- [AIM OF THE TASK]: Reproduce the material below line by line, beginning with its first line and ending with the line that contains "right=of p2] (p3)"; leave out pictures.

- [MATERIAL FOR THE TASK]:
-- start --

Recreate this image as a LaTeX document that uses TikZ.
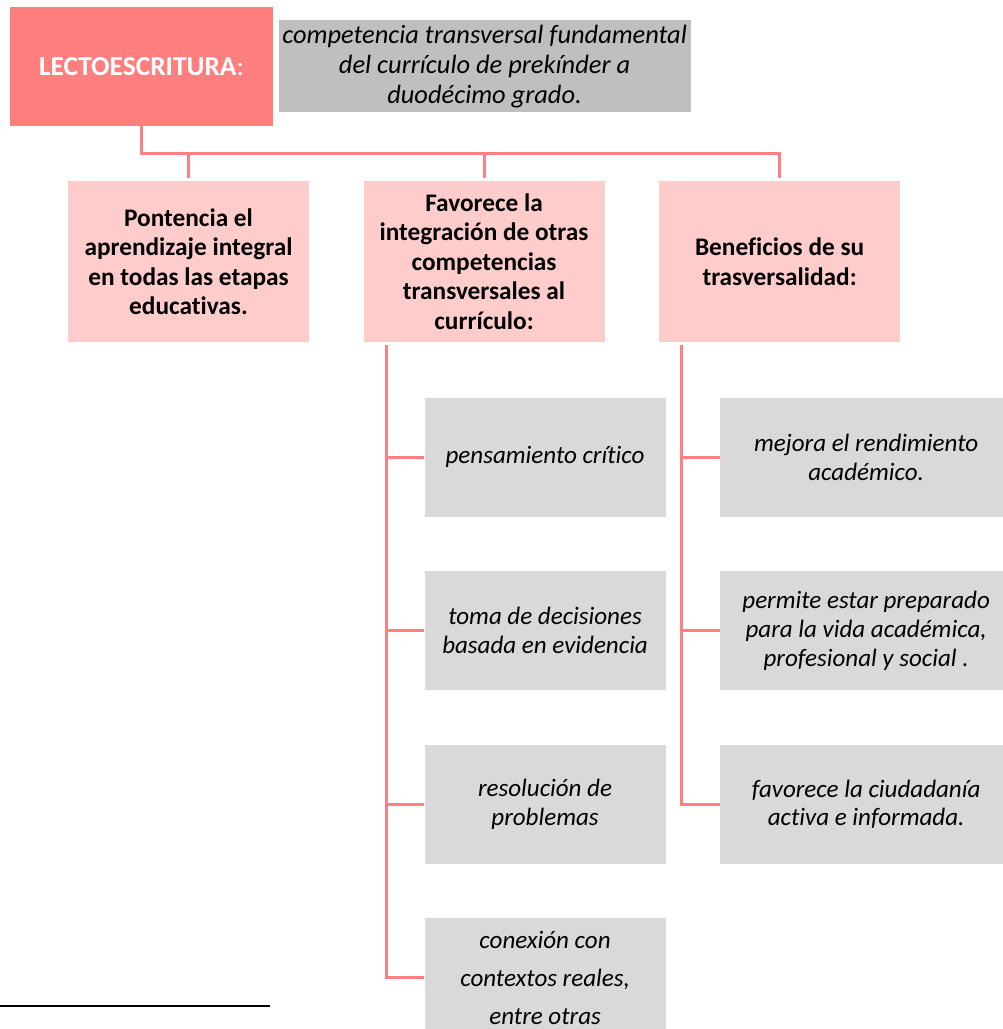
\documentclass[tikz,border=0pt]{standalone}
\usepackage{fontspec}
\setmainfont{Carlito}[Ligatures=NoCommon]
\usetikzlibrary{positioning}
\definecolor{salmon}{HTML}{FF7F7F}
\definecolor{rosebox}{HTML}{FFCCCC}
\definecolor{greydef}{HTML}{BFBFBF}
\definecolor{greyitem}{HTML}{D9D9D9}
\definecolor{linkred}{HTML}{FF8080}
\tikzset{
box/.style={inner sep=0pt, align=center}, % common look of every box
head/.style={box, fill=salmon, text=white, font=\fontsize{19.5}{23}\selectfont\bfseries, minimum width=6.575cm, minimum height=2.975cm}, % the title box
defn/.style={box, fill=greydef, font=\fontsize{18.8}{21.5}\selectfont\itshape, minimum width=10.3cm, minimum height=2.3cm}, % the definition beside it
branch/.style={box, fill=rosebox, font=\fontsize{18}{21}\selectfont\bfseries, minimum width=6.025cm, minimum height=4.025cm}, % the three main ideas
item/.style={box, fill=greyitem, font=\fontsize{17.8}{20.5}\selectfont\itshape, minimum width=6.025cm, minimum height=2.975cm}, % the grey leaves
wideitem/.style={item, minimum width=7.3cm}, % leaves of the right column
link/.style={draw=linkred, line width=2.2pt}, % the salmon connectors
node distance=1.35cm, % gap between neighbour boxes
}
\begin{document}
\begin{tikzpicture}
\useasboundingbox (0,0) rectangle (25.05,-25.725);
\node[head] (lecto) at (3.5375,-1.6625) {LECTOESCRITURA\mdseries:};
\node[defn, right=0.125cm of lecto] (defn) {competencia transversal fundamental\\del currículo de prekínder a\\duodécimo grado.};

\node[branch] (p1) at (4.7125,-6.5375) {Pontencia el\\aprendizaje integral\\en todas las etapas\\educativas.};
\node[branch, right=of p1] (p2) {Favorece la\\integración de otras\\competencias\\transversales al\\currículo:};
\node[branch, right=of p2] (p3) {Beneficios de su\\trasversalidad:};

\node[item, anchor=north west] (g1) at ([xshift=1.525cm,yshift=-1.375cm]p2.south west) {pensamiento crítico};
\node[item, below=of g1] (g2) {toma de decisiones\\basada en evidencia};
\node[item, below=of g2] (g3) {resolución de\\problemas};
\node[item, below=of g3, font=\fontsize{17.8}{27}\selectfont\itshape] (g4) {conexión con\\contextos reales,\\entre otras};

\node[wideitem, anchor=north west] (r1) at ([xshift=1.525cm,yshift=-1.375cm]p3.south west) {mejora el rendimiento\\académico.};
\node[wideitem, below=of r1] (r2) {permite estar preparado\\para la vida académica,\\profesional y social .};
\node[wideitem, below=of r2] (r3) {favorece la ciudadanía\\activa e informada.};

% tree from the title to the three ideas
\coordinate (bus) at ([yshift=-0.675cm]lecto.south);
\draw[link] (lecto.south) -- (bus) -| ([yshift=0.075cm]p3.north);
\draw[link] (bus -| p1.north) -- ([yshift=0.075cm]p1.north);
\draw[link] (bus -| p2.north) -- ([yshift=0.075cm]p2.north);

% the two spines
\coordinate (s2) at ([xshift=0.575cm,yshift=-0.075cm]p2.south west);
\coordinate (s3) at ([xshift=0.575cm,yshift=-0.075cm]p3.south west);
\draw[link] (s2) |- (g4.west);
\draw[link] (s3) |- (r3.west);
\foreach \g in {g1,g2,g3}
  \draw[link] (\g.west -| s2) -- (\g.west);
\foreach \r in {r1,r2}
  \draw[link] (\r.west -| s3) -- (\r.west);

% footnote rule
\draw[line width=0.06cm] (0,-25.15) -- (6.75,-25.15);
\end{tikzpicture}
\end{document}
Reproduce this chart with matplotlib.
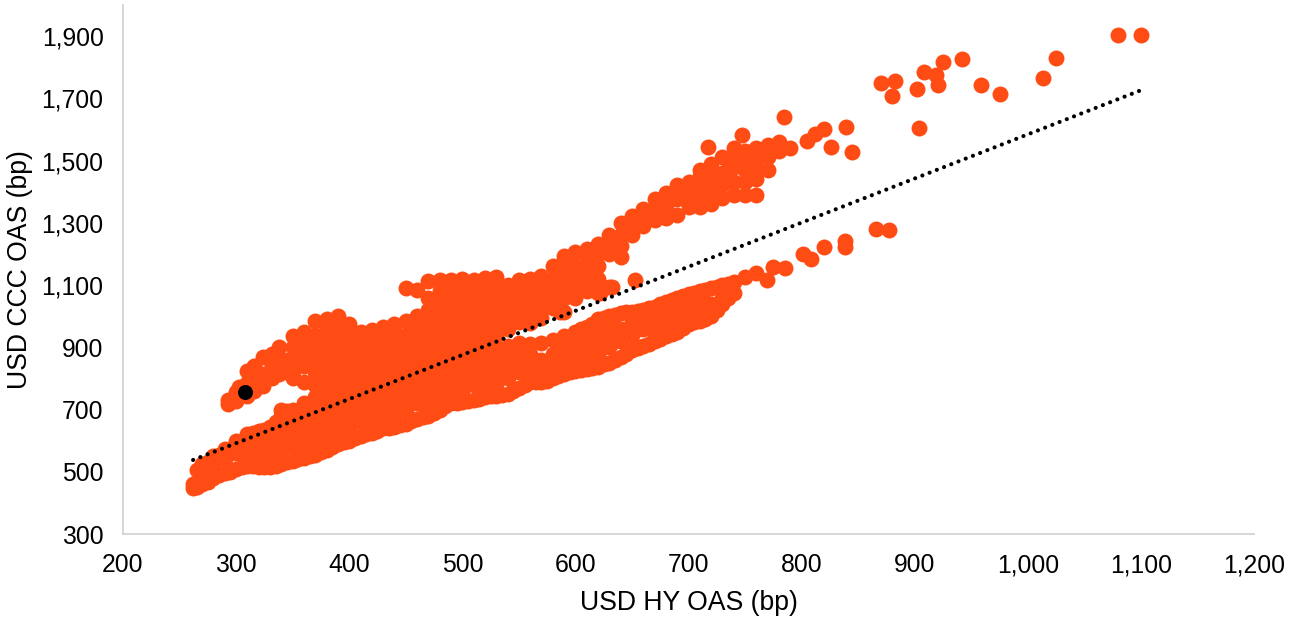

-- end --

- [TASK SOLUTION]:
Recreate this image as a LaTeX document that uses TikZ.
\documentclass[tikz,border=0pt]{standalone}
\usepackage{fontspec}
\setmainfont{Carlito}[Ligatures=NoCommon]
\usetikzlibrary{positioning}
\definecolor{salmon}{HTML}{FF7F7F}
\definecolor{rosebox}{HTML}{FFCCCC}
\definecolor{greydef}{HTML}{BFBFBF}
\definecolor{greyitem}{HTML}{D9D9D9}
\definecolor{linkred}{HTML}{FF8080}
\tikzset{
box/.style={inner sep=0pt, align=center}, % common look of every box
head/.style={box, fill=salmon, text=white, font=\fontsize{19.5}{23}\selectfont\bfseries, minimum width=6.575cm, minimum height=2.975cm}, % the title box
defn/.style={box, fill=greydef, font=\fontsize{18.8}{21.5}\selectfont\itshape, minimum width=10.3cm, minimum height=2.3cm}, % the definition beside it
branch/.style={box, fill=rosebox, font=\fontsize{18}{21}\selectfont\bfseries, minimum width=6.025cm, minimum height=4.025cm}, % the three main ideas
item/.style={box, fill=greyitem, font=\fontsize{17.8}{20.5}\selectfont\itshape, minimum width=6.025cm, minimum height=2.975cm}, % the grey leaves
wideitem/.style={item, minimum width=7.3cm}, % leaves of the right column
link/.style={draw=linkred, line width=2.2pt}, % the salmon connectors
node distance=1.35cm, % gap between neighbour boxes
}
\begin{document}
\begin{tikzpicture}
\useasboundingbox (0,0) rectangle (25.05,-25.725);
\node[head] (lecto) at (3.5375,-1.6625) {LECTOESCRITURA\mdseries:};
\node[defn, right=0.125cm of lecto] (defn) {competencia transversal fundamental\\del currículo de prekínder a\\duodécimo grado.};

\node[branch] (p1) at (4.7125,-6.5375) {Pontencia el\\aprendizaje integral\\en todas las etapas\\educativas.};
\node[branch, right=of p1] (p2) {Favorece la\\integración de otras\\competencias\\transversales al\\currículo:};
\node[branch, right=of p2] (p3) {Beneficios de su\\trasversalidad:};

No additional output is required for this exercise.